* [Source material]
§

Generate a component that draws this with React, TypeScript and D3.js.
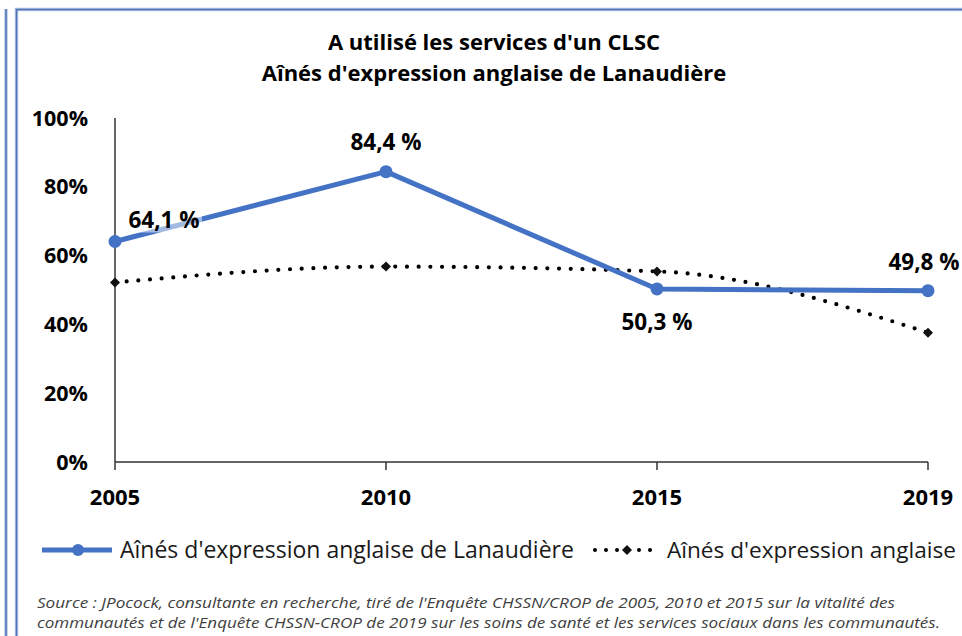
import React from "react";
import * as d3 from "d3";

const years = ["2005", "2010", "2015", "2019"];
const lanaudiere = [0.641, 0.844, 0.503, 0.498];
const anglophones = [0.522, 0.568, 0.554, 0.376];
const lanaudiereLabels = ["64,1 %", "84,4 %", "50,3 %", "49,8 %"];
const yTicks = [0, 0.2, 0.4, 0.6, 0.8, 1.0];
const yTickLabels = ["0%", "20%", "40%", "60%", "80%", "100%"];
const titleLines = ["A utilisé les services d'un CLSC", "Aînés d'expression anglaise de Lanaudière"];
const legendNames = ["Aînés d'expression anglaise de Lanaudière", "Aînés d'expression anglaise"];
const sourceLines = [
  "Source : JPocock, consultante en recherche, tiré de l'Enquête CHSSN/CROP de 2005, 2010 et 2015 sur la vitalité des",
  "communautés et de l'Enquête CHSSN-CROP de 2019 sur les soins de santé et les services sociaux dans les communautés.",
];

const W = 962;
const H = 636;
const BLUE = "#4472C4";
const FONT = "'Open Sans', 'Noto Sans', sans-serif";

// label offsets (dx, dy of text centre from point)
const labelOffsets: [number, number][] = [
  [49, -21],
  [0, -30],
  [0, 33],
  [-4, -29],
];
const sourceWidths = [858, 903];

export default function App() {
  const x = d3.scalePoint<string>().domain(years).range([115, 928]);
  const y = d3.scaleLinear().domain([0, 1]).range([462, 118]);

  const blueLine = d3
    .line<number>()
    .x((_, i) => x(years[i]) as number)
    .y((d) => y(d));
  const dotLine = d3
    .line<number>()
    .x((_, i) => x(years[i]) as number)
    .y((d) => y(d))
    .curve(d3.curveMonotoneX);

  const diamond = (cx: number, cy: number, r: number) =>
    `M${cx},${cy - r}L${cx + r},${cy}L${cx},${cy + r}L${cx - r},${cy}Z`;

  return (
    <svg
      width={W}
      height={H}
      style={{ position: "absolute", left: 0, top: 0, background: "#fff" }}
      fontFamily={FONT}
    >
      <rect x={0} y={0} width={W} height={H} fill="#fff" />
      {/* frame borders */}
      <g fill="none">
        <line x1={6} y1={9} x2={6} y2={H} stroke="#b4c6e7" strokeWidth={3.5} />
        <line x1={6} y1={9} x2={6} y2={H} stroke="#4f72b3" strokeWidth={1.5} />
        <path d={`M16.5,${H}V9.5H${W}`} stroke="#b4c6e7" strokeWidth={3.5} />
        <path d={`M16.5,${H}V9.5H${W}`} stroke="#4f72b3" strokeWidth={1.5} />
      </g>

      {/* title */}
      <g textAnchor="middle" fontWeight="bold" fontSize={22} fill="#000">
        {titleLines.map((t, i) => (
          <text key={i} x={494} y={50 + i * 31}>
            {t}
          </text>
        ))}
      </g>

      {/* y axis labels */}
      <g textAnchor="end" fontWeight="bold" fontSize={21.5} fill="#000">
        {yTicks.map((t, i) => (
          <text key={i} x={88} y={y(t)} dy="0.35em">
            {yTickLabels[i]}
          </text>
        ))}
      </g>

      {/* axes */}
      <line x1={115} y1={y(1)} x2={115} y2={y(0)} stroke="#333" strokeWidth={1.5} />
      <line x1={115} y1={y(0)} x2={928} y2={y(0)} stroke="#333" strokeWidth={1.5} />
      {years.map((yr) => (
        <line key={yr} x1={x(yr)} x2={x(yr)} y1={y(0)} y2={y(0) + 8} stroke="#333" strokeWidth={1.5} />
      ))}
      <g textAnchor="middle" fontWeight="bold" fontSize={22} fill="#000">
        {years.map((yr) => (
          <text key={yr} x={x(yr)} y={497} dy="0.35em">
            {yr}
          </text>
        ))}
      </g>

      {/* dotted series */}
      <path
        d={dotLine(anglophones) || ""}
        fill="none"
        stroke="#000"
        strokeWidth={4.2}
        strokeLinecap="round"
        strokeDasharray="0 11.7"
      />
      {anglophones.map((v, i) => (
        <path key={i} d={diamond(x(years[i]) as number, y(v), 5)} fill="#111" />
      ))}

      {/* blue series */}
      <path d={blueLine(lanaudiere) || ""} fill="none" stroke={BLUE} strokeWidth={5} strokeLinejoin="round" />
      {lanaudiere.map((v, i) => (
        <circle key={i} cx={x(years[i])} cy={y(v)} r={6.5} fill={BLUE} />
      ))}

      {/* data labels */}
      <g textAnchor="middle" fontWeight="bold" fontSize={22.5} fill="#000">
        {lanaudiere.map((v, i) => {
          const cx = (x(years[i]) as number) + labelOffsets[i][0];
          const cy = y(v) + labelOffsets[i][1];
          return (
            <g key={i}>
              {i === 0 && <rect x={cx - 38} y={cy - 12} width={76} height={24} fill="#fff" opacity={0.5} />}
              <text x={cx} y={cy} dy="0.35em">
                {lanaudiereLabels[i]}
              </text>
            </g>
          );
        })}
      </g>

      {/* legend */}
      <g>
        <line x1={42} x2={112} y1={550} y2={550} stroke={BLUE} strokeWidth={5} />
        <circle cx={78} cy={550} r={6} fill={BLUE} />
        <text x={120} y={550} dy="0.35em" fontSize={23} fill="#1a1a1a">
          {legendNames[0]}
        </text>
        <line
          x1={595}
          x2={660}
          y1={550}
          y2={550}
          stroke="#000"
          strokeWidth={4}
          strokeLinecap="round"
          strokeDasharray="0 11"
        />
        <path d={diamond(627, 550, 5)} fill="#111" />
        <text x={667} y={550} dy="0.35em" fontSize={22.6} fill="#1a1a1a">
          {legendNames[1]}
        </text>
      </g>

      {/* source */}
      <g fontStyle="italic" fontSize={14} fill="#404040">
        {sourceLines.map((s, i) => (
          <text key={i} x={37} y={608 + i * 20} textLength={sourceWidths[i]} lengthAdjust="spacingAndGlyphs">
            {s}
          </text>
        ))}
      </g>
    </svg>
  );
}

§

* [Exercise] Copy every line of the data exactly as written, excluding the pictures.

* [Answer below]
Generate a component that draws this with React, TypeScript and D3.js.
import React from "react";
import * as d3 from "d3";

const years = ["2005", "2010", "2015", "2019"];
const lanaudiere = [0.641, 0.844, 0.503, 0.498];
const anglophones = [0.522, 0.568, 0.554, 0.376];
const lanaudiereLabels = ["64,1 %", "84,4 %", "50,3 %", "49,8 %"];
const yTicks = [0, 0.2, 0.4, 0.6, 0.8, 1.0];
const yTickLabels = ["0%", "20%", "40%", "60%", "80%", "100%"];
const titleLines = ["A utilisé les services d'un CLSC", "Aînés d'expression anglaise de Lanaudière"];
const legendNames = ["Aînés d'expression anglaise de Lanaudière", "Aînés d'expression anglaise"];
const sourceLines = [
  "Source : JPocock, consultante en recherche, tiré de l'Enquête CHSSN/CROP de 2005, 2010 et 2015 sur la vitalité des",
  "communautés et de l'Enquête CHSSN-CROP de 2019 sur les soins de santé et les services sociaux dans les communautés.",
];

const W = 962;
const H = 636;
const BLUE = "#4472C4";
const FONT = "'Open Sans', 'Noto Sans', sans-serif";

// label offsets (dx, dy of text centre from point)
const labelOffsets: [number, number][] = [
  [49, -21],
  [0, -30],
  [0, 33],
  [-4, -29],
];
const sourceWidths = [858, 903];

export default function App() {
  const x = d3.scalePoint<string>().domain(years).range([115, 928]);
  const y = d3.scaleLinear().domain([0, 1]).range([462, 118]);

  const blueLine = d3
    .line<number>()
    .x((_, i) => x(years[i]) as number)
    .y((d) => y(d));
  const dotLine = d3
    .line<number>()
    .x((_, i) => x(years[i]) as number)
    .y((d) => y(d))
    .curve(d3.curveMonotoneX);

  const diamond = (cx: number, cy: number, r: number) =>
    `M${cx},${cy - r}L${cx + r},${cy}L${cx},${cy + r}L${cx - r},${cy}Z`;

  return (
    <svg
      width={W}
      height={H}
      style={{ position: "absolute", left: 0, top: 0, background: "#fff" }}
      fontFamily={FONT}
    >
      <rect x={0} y={0} width={W} height={H} fill="#fff" />
      {/* frame borders */}
      <g fill="none">
        <line x1={6} y1={9} x2={6} y2={H} stroke="#b4c6e7" strokeWidth={3.5} />
        <line x1={6} y1={9} x2={6} y2={H} stroke="#4f72b3" strokeWidth={1.5} />
        <path d={`M16.5,${H}V9.5H${W}`} stroke="#b4c6e7" strokeWidth={3.5} />
        <path d={`M16.5,${H}V9.5H${W}`} stroke="#4f72b3" strokeWidth={1.5} />
      </g>

      {/* title */}
      <g textAnchor="middle" fontWeight="bold" fontSize={22} fill="#000">
        {titleLines.map((t, i) => (
          <text key={i} x={494} y={50 + i * 31}>
            {t}
          </text>
        ))}
      </g>

      {/* y axis labels */}
      <g textAnchor="end" fontWeight="bold" fontSize={21.5} fill="#000">
        {yTicks.map((t, i) => (
          <text key={i} x={88} y={y(t)} dy="0.35em">
            {yTickLabels[i]}
          </text>
        ))}
      </g>

      {/* axes */}
      <line x1={115} y1={y(1)} x2={115} y2={y(0)} stroke="#333" strokeWidth={1.5} />
      <line x1={115} y1={y(0)} x2={928} y2={y(0)} stroke="#333" strokeWidth={1.5} />
      {years.map((yr) => (
        <line key={yr} x1={x(yr)} x2={x(yr)} y1={y(0)} y2={y(0) + 8} stroke="#333" strokeWidth={1.5} />
      ))}
      <g textAnchor="middle" fontWeight="bold" fontSize={22} fill="#000">
        {years.map((yr) => (
          <text key={yr} x={x(yr)} y={497} dy="0.35em">
            {yr}
          </text>
        ))}
      </g>

      {/* dotted series */}
      <path
        d={dotLine(anglophones) || ""}
        fill="none"
        stroke="#000"
        strokeWidth={4.2}
        strokeLinecap="round"
        strokeDasharray="0 11.7"
      />
      {anglophones.map((v, i) => (
        <path key={i} d={diamond(x(years[i]) as number, y(v), 5)} fill="#111" />
      ))}

      {/* blue series */}
      <path d={blueLine(lanaudiere) || ""} fill="none" stroke={BLUE} strokeWidth={5} strokeLinejoin="round" />
      {lanaudiere.map((v, i) => (
        <circle key={i} cx={x(years[i])} cy={y(v)} r={6.5} fill={BLUE} />
      ))}

      {/* data labels */}
      <g textAnchor="middle" fontWeight="bold" fontSize={22.5} fill="#000">
        {lanaudiere.map((v, i) => {
          const cx = (x(years[i]) as number) + labelOffsets[i][0];
          const cy = y(v) + labelOffsets[i][1];
          return (
            <g key={i}>
              {i === 0 && <rect x={cx - 38} y={cy - 12} width={76} height={24} fill="#fff" opacity={0.5} />}
              <text x={cx} y={cy} dy="0.35em">
                {lanaudiereLabels[i]}
              </text>
            </g>
          );
        })}
      </g>

      {/* legend */}
      <g>
        <line x1={42} x2={112} y1={550} y2={550} stroke={BLUE} strokeWidth={5} />
        <circle cx={78} cy={550} r={6} fill={BLUE} />
        <text x={120} y={550} dy="0.35em" fontSize={23} fill="#1a1a1a">
          {legendNames[0]}
        </text>
        <line
          x1={595}
          x2={660}
          y1={550}
          y2={550}
          stroke="#000"
          strokeWidth={4}
          strokeLinecap="round"
          strokeDasharray="0 11"
        />
        <path d={diamond(627, 550, 5)} fill="#111" />
        <text x={667} y={550} dy="0.35em" fontSize={22.6} fill="#1a1a1a">
          {legendNames[1]}
        </text>
      </g>

      {/* source */}
      <g fontStyle="italic" fontSize={14} fill="#404040">
        {sourceLines.map((s, i) => (
          <text key={i} x={37} y={608 + i * 20} textLength={sourceWidths[i]} lengthAdjust="spacingAndGlyphs">
            {s}
          </text>
        ))}
      </g>
    </svg>
  );
}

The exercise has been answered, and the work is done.